February 24, 2002
This is a former abbey, and in one area you can see that excavations have revealed the early floor tiles. The pediment on the front of the museum was built in the 18th century after a fire destroyed the original. Check out the picture of Joe doing his royal wave.
The Tapestry room has a set of 10 tapestries depicting the story of the life of St Remi. In case you don't know, St. Remi baptized Clovis here and thus brought Christianity to France. The chapel where St. Remi was buried was built by the Church.
This is a history and archeological museum and there are exhibits from Paleolithic and Neolithic times. There is a Neolithic grave of a young man from 4500BC along with a miniature diorama of what his village would have looked like. There are several other dioramas in this room covering all aspects of life in this time period.

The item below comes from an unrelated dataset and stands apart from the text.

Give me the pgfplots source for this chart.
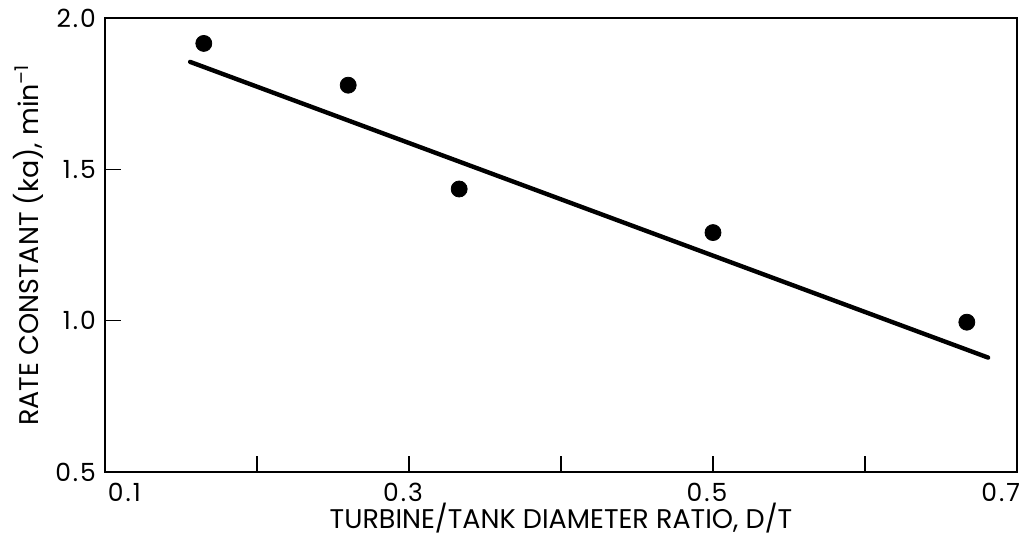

The rooms keep getting more current as you move through the Roman occupation. There is a lot of Gallo-Roman glass which is amazing when you realize it was made around 300AD. The men really liked the military room with guns, uniforms, and implements of war.
My favorite was the musicians' sculptures that used to adorn the exterior of a house on the Rue Tambour. They are beautiful, and the fact that they were saved after the house was destroyed in the World War I bombing is amazing. There are photos along with the statues showing the destruction that the bombing caused. The beauty of Reims today is a testament to the desire of its residents to rebuild.
The beautiful Church of St Remi was closed. We were very disappointed, but there was scaffolding around parts of it so it appears that they are in the midsts of renovations. This gives us a good reason to return to Reims, as if we needed one!